There are plenty of up-to-the-minute design ideas in the interior design world right now: From the ultra-trendy cottagecore aesthetic to the enduring Scandinavian minimalism style, there is no shortage of themes and concepts to explore when you’re thinking of new design ideas for your home.
But there’s something quite timeless about the French Regency or neoclassical interior design style. Soft pastels, delicate details, ornate chandeliers—when done right, taking your cue from this era can turn your home from drab to fab in an instant. If you want your home to feel like a classy and modern take on this often romanticized period in history, here are some tips and tricks for designing your home Marie Antoinette-style.
Walls and ceiling
The 18th century was also known as the neoclassical period, and it was marked by elegant and royal design choices like the following:
- Decorative wall moldings. One of the most iconic design elements of French Regency-style interiors is decorative moldings. There are plenty of designs to choose from, like casing style, which is usually used to cover gaps between doors, walls, and window frames. Baseboard styles are usually simple and function to cover floor and wall gaps. Crown moldings, on the other hand, are known for having intricate silhouettes and have plenty of different styles. There are many more styles to choose from, and these wall moldings are usually installed using endurable concrete sealers.
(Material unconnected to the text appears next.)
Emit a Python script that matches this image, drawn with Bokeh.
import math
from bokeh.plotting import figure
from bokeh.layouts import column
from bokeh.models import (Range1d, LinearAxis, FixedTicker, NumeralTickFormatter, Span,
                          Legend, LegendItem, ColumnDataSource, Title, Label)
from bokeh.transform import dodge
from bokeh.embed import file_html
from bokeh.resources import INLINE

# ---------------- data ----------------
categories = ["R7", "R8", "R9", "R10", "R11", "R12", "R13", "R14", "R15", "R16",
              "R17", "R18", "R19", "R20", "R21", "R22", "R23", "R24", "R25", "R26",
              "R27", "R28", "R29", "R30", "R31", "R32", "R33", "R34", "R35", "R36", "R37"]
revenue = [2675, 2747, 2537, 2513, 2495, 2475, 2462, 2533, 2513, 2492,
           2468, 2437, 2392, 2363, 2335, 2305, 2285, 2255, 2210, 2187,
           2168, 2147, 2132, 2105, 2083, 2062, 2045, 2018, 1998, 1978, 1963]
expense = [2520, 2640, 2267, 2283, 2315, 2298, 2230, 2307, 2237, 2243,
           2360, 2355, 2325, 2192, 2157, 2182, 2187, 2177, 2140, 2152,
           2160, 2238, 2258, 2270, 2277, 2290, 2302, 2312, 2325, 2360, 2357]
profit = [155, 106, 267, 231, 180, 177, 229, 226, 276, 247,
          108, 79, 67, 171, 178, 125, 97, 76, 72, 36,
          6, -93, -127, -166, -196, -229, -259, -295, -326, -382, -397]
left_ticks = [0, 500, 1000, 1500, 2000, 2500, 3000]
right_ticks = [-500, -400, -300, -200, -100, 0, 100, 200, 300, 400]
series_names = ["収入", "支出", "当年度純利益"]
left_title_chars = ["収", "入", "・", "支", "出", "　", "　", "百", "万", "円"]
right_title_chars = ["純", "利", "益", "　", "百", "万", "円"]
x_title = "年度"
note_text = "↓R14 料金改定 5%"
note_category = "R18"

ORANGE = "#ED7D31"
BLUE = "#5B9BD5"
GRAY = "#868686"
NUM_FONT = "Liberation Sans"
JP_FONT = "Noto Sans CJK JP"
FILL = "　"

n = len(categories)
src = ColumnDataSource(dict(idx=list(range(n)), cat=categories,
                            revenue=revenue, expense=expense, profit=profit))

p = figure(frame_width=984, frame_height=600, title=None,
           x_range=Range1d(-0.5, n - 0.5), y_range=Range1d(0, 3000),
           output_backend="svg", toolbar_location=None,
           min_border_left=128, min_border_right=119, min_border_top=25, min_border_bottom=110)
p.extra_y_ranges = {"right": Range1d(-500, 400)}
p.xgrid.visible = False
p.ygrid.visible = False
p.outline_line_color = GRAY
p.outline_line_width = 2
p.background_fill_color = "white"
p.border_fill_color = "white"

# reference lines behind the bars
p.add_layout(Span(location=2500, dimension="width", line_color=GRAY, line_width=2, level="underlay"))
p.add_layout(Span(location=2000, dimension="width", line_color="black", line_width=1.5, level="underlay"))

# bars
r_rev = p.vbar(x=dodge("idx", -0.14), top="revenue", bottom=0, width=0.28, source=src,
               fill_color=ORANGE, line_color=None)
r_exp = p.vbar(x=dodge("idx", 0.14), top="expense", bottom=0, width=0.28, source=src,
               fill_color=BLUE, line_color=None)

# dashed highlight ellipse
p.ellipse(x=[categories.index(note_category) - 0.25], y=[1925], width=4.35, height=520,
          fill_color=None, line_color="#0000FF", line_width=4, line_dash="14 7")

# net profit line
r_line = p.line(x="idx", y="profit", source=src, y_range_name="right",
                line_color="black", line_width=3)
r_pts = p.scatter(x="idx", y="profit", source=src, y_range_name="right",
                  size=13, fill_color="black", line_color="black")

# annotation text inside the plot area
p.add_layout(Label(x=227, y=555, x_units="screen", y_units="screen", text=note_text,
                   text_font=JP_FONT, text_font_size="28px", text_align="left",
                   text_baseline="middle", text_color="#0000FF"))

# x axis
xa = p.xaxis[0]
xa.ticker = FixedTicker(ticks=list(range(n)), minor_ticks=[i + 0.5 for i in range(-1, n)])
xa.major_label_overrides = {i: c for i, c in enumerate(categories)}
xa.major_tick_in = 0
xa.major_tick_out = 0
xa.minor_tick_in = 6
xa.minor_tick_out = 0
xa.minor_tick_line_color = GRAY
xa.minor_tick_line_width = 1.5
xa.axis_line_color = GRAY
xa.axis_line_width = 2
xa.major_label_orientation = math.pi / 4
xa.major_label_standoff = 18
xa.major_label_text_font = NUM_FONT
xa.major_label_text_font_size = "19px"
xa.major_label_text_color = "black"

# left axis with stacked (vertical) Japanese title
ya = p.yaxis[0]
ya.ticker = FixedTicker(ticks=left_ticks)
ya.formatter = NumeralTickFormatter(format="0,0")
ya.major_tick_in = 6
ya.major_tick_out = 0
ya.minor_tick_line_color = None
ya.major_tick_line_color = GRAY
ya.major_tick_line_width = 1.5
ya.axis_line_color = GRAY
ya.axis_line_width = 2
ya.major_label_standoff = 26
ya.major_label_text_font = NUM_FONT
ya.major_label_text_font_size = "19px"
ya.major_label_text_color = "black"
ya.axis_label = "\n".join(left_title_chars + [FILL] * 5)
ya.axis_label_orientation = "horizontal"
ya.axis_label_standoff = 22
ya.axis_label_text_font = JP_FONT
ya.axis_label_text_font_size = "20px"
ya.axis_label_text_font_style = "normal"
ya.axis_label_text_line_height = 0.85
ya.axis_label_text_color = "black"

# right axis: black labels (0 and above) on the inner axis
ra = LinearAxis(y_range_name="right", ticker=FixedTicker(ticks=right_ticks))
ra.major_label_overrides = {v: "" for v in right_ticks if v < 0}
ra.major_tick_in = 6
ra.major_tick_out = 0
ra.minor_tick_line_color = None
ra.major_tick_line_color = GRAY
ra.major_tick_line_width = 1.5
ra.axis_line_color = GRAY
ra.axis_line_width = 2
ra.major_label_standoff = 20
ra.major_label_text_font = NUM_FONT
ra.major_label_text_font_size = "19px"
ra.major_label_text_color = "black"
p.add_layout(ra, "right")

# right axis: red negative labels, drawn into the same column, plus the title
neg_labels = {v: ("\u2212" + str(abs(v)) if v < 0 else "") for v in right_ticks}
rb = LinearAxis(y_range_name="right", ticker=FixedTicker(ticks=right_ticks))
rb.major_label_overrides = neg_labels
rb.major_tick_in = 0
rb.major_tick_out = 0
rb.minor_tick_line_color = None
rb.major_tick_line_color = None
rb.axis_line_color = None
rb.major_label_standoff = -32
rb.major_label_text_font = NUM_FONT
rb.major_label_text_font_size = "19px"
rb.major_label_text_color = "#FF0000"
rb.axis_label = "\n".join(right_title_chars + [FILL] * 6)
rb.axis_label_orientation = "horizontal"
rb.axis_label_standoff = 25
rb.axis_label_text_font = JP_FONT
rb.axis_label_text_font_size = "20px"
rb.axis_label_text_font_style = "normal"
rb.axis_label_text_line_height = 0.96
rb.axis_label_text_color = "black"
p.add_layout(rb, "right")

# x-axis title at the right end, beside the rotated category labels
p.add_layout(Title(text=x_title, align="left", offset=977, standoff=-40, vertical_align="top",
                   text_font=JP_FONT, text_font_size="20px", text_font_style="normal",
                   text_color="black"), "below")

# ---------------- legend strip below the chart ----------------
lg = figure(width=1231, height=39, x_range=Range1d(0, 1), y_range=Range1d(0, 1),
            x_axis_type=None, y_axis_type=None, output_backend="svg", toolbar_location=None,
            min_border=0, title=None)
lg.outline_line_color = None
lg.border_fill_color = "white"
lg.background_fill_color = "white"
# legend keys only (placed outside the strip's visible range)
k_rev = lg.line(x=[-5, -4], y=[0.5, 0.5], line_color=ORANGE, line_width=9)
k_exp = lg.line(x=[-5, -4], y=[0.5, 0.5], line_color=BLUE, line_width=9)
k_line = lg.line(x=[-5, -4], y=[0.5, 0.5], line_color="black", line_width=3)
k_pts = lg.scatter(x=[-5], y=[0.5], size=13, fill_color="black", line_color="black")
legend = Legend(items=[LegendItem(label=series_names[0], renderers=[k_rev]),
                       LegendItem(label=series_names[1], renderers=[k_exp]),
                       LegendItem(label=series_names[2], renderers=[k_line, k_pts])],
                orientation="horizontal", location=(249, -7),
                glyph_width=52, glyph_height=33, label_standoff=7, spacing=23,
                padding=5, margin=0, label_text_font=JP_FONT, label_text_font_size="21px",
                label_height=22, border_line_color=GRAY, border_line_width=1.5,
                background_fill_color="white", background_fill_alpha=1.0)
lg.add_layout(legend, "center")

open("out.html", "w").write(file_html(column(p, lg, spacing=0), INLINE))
- Painted ceilings. Marie Antoinette’s ceiling was famously painted with a pastel blue with soft white clouds on them. If the idea of having your ceilings painted with this design is too intimidating, you can compromise by going for a baby blue ceiling minus the clouds or a white with a hint of soft blue on it. Other painted ceiling ideas include an ornate pattern or molding.
- Trimmings and floral motifs. The Palace of Versailles is also famous for its baroque trimmings in pastel colors and mirrors with ornate frames and floral-themed walls. To give this look a modern upgrade, you can explore some floral wallpapers or paint your wall a pastel color and hang an 18th-century painting.
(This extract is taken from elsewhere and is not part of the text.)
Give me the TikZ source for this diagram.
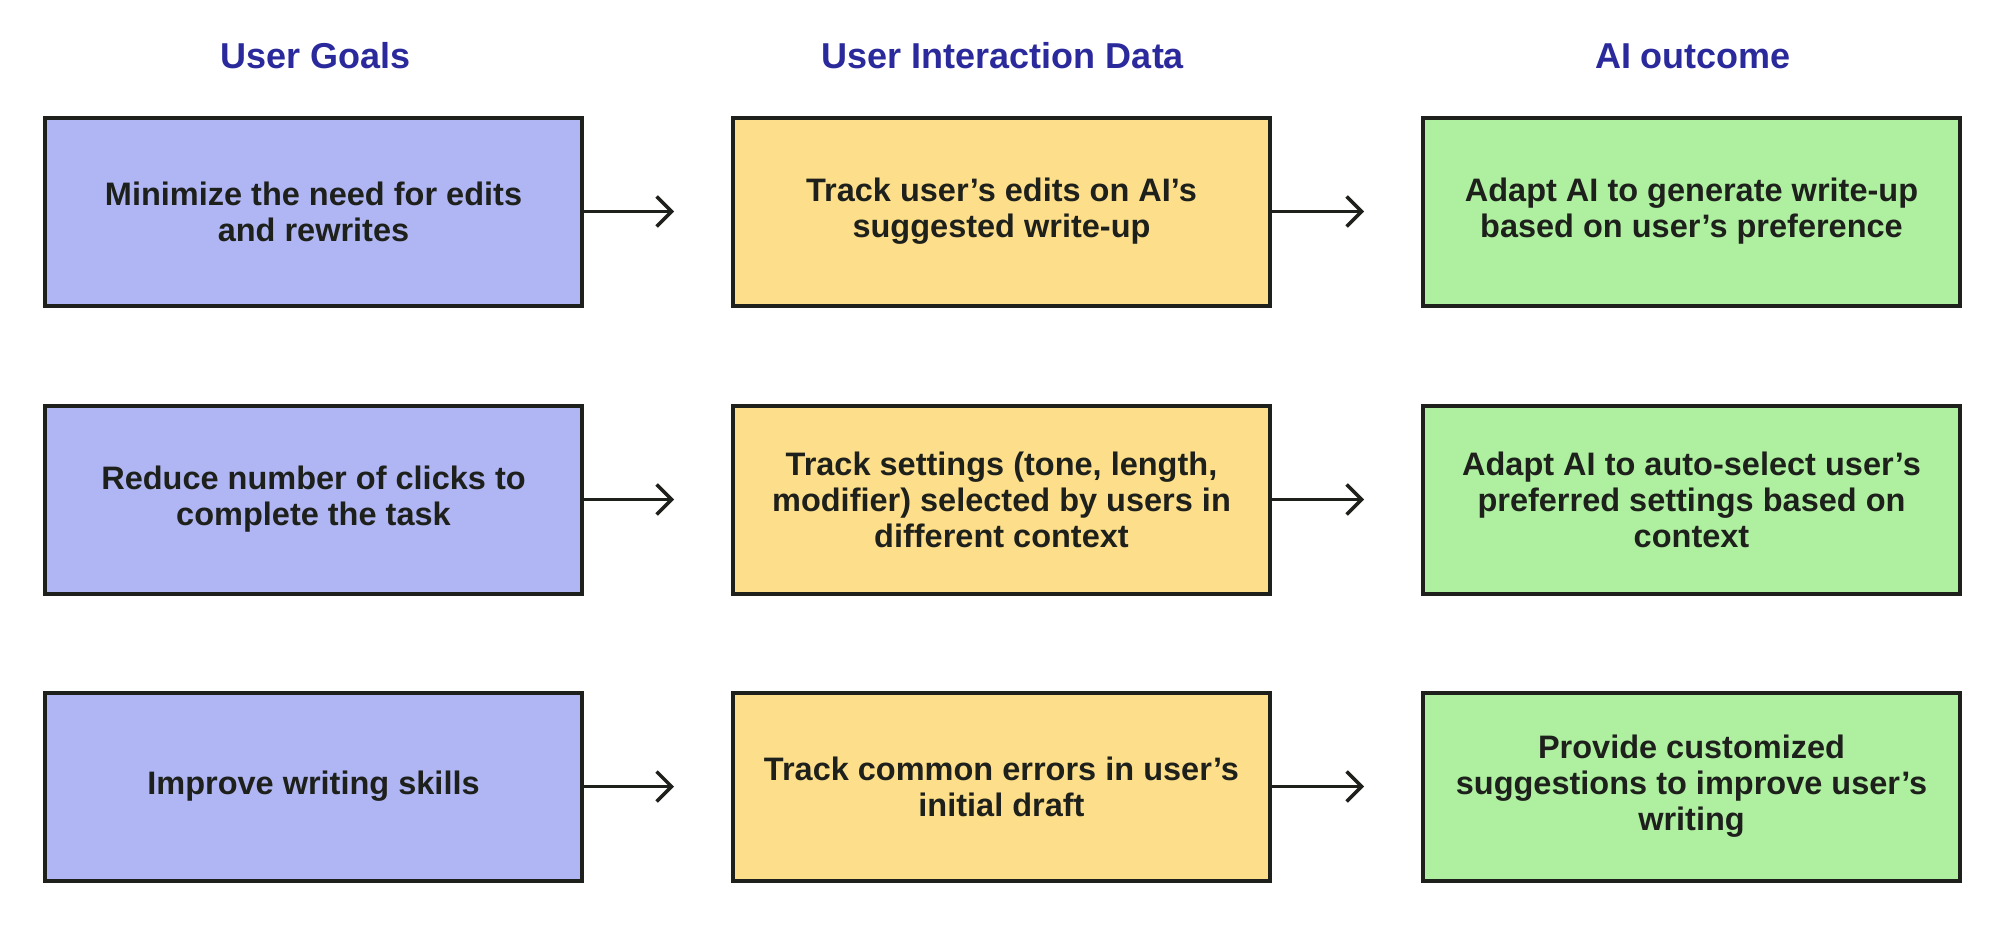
\documentclass[tikz,border=0pt]{standalone}
\usepackage{fontspec}
\setmainfont{Liberation Sans}
\usepackage{tikz}
\usetikzlibrary{arrows.meta}
\definecolor{goalblue}{HTML}{B0B6F3}
\definecolor{datayellow}{HTML}{FDDF8B}
\definecolor{outgreen}{HTML}{AEF0A0}
\definecolor{headblue}{HTML}{2B2A9C}
\definecolor{edgedark}{HTML}{1E201C}
\begin{document}
\begin{tikzpicture}[x=1pt,y=-1pt,
box node/.style={draw=edgedark,line width=4pt,minimum width=537pt,minimum height=188pt,
  align=center,font=\fontsize{32.5}{36}\selectfont\bfseries,text=edgedark,inner sep=0pt},
goal node/.style={box node,fill=goalblue},
data node/.style={box node,fill=datayellow},
out node/.style={box node,fill=outgreen},
head node/.style={font=\fontsize{36}{40}\selectfont\bfseries,text=headblue},
link/.style={draw=edgedark,line width=3.5pt,-{Straight Barb[length=15pt,width=30pt,line width=3.5pt]},shorten >=57pt}]
\useasboundingbox (0,0) rectangle (2000,924);
% headers
\node[head node] (h1) at (316,56) {User Goals};
\node[head node] (h2) at (1003,56) {User Interaction Data};
\node[head node] (h3) at (1693,56) {AI outcome};
% row 1
\node[goal node] (g1) at (313.5,211.5) {Minimize the need for edits\\and rewrites};
\node[data node] (d1) at (1001.5,211.5) {Track user’s edits on AI’s\\suggested write-up};
\node[out node] (o1) at (1691.5,211.5) {Adapt AI to generate write-up\\based on user’s preference};
% row 2
\node[goal node] (g2) at (313.5,499.5) {Reduce number of clicks to\\complete the task};
\node[data node] (d2) at (1001.5,499.5) {Track settings (tone, length,\\modifier) selected by users in\\different context};
\node[out node] (o2) at (1691.5,499.5) {Adapt AI to auto-select user’s\\preferred settings based on\\context};
% row 3
\node[goal node] (g3) at (313.5,786.5) {Improve writing skills};
\node[data node] (d3) at (1001.5,786.5) {Track common errors in user’s\\initial draft};
\node[out node] (o3) at (1691.5,786.5) {Provide customized\\suggestions to improve user’s\\writing};
% arrows
\draw[link] (g1) -- (d1);
\draw[link] (d1) -- (o1);
\draw[link] (g2) -- (d2);
\draw[link] (d2) -- (o2);
\draw[link] (g3) -- (d3);
\draw[link] (d3) -- (o3);
\end{tikzpicture}
\end{document}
Another huge marker of neoclassical design is accent chairs and furniture pieces. These pieces usually have straight legs with opulent ornamentation on the backrest. Carvings, ribbons, and garlands are also front and center in many furniture pieces. Gold was often used for tables and chairs as well as for other colors in the room. Since not a lot of furniture stores offer gold pieces, you can DIY using acrylic paint.
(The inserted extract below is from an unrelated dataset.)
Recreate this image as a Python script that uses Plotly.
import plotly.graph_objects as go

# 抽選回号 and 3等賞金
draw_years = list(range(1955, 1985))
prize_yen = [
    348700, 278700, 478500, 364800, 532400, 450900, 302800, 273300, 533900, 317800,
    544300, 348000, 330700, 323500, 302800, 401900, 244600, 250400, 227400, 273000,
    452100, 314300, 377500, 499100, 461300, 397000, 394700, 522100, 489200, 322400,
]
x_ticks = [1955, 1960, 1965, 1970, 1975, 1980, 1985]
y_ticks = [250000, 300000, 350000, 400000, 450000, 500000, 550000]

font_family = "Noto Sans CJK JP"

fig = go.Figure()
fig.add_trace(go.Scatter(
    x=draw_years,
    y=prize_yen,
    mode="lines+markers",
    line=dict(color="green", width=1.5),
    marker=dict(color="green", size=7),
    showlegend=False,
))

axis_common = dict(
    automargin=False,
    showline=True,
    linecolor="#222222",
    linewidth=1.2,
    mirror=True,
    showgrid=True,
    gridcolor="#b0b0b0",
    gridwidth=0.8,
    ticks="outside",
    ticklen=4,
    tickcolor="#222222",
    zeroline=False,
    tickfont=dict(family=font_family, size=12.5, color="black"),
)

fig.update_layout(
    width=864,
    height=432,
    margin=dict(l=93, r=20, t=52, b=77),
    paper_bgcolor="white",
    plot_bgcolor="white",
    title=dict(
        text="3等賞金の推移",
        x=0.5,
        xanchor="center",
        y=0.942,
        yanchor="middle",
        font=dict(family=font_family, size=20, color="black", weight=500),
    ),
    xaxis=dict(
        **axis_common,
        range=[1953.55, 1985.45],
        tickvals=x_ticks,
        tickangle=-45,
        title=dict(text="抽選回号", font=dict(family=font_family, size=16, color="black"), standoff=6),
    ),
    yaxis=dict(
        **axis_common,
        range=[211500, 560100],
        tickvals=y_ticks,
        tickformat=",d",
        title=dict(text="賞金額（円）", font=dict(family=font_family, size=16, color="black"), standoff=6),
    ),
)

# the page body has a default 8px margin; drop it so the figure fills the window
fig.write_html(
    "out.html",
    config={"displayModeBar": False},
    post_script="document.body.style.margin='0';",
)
You can also look into having the chairs reupholstered so that they’re replaced with Regency-inspired patterns and floral themes. Another important design marker of this era is affixed metals with shapes like gold shells, birds, and lotuses, so be on the lookout for those pieces when you go furniture hunting.
Textiles and colors
When it comes to colors, the name of the game is pastels. Marie Antoinette was known for her light, pastel-colored dresses, and this soft color palette was also very evident in how her rooms were designed. When choosing colors for your home, make sure to stick with pastel pink, green, yellow, and blue, with gold and white for your secondary and accent colors for the walls, floor, and furniture pieces. When choosing colors for your home, make sure to follow the 60-30-10 interior design rule, which goes as follows:
- 60 percent the dominant color, which can be the pastel color of your walls and main furniture
- 30 percent will be the secondary color, which can be used for the drapes, linens, statement chairs, painted furniture, and accents on the walls
- 10 percent for the accent color or the other minor decorative elements like throw pillows, candles, lamps, and others
As for textiles, make sure to stick to materials like taffeta, toile, silk, and brocade—and make sure they’re in pastel, too.
Crystal chandeliers with a modern upgrade are also worthy investments for this specific concept. Choose predominantly white ones. You can also place a feather on a clear vase as a nod to Marie Antoinette, as well as neoclassical planters and gold candelabras. A simple canopy over your bed can also go a long way in evoking the Regency era.
Other pointers to remember
You don’t need to completely turn your home into a museum for this period. You can go sparse in your design and still end up with a home that is distinctly Marie Antoinette. Like everything in design, the devil is in the details—so ensure that everything you put in your home lines up with the aesthetics Marie Antoinette is celebrated for.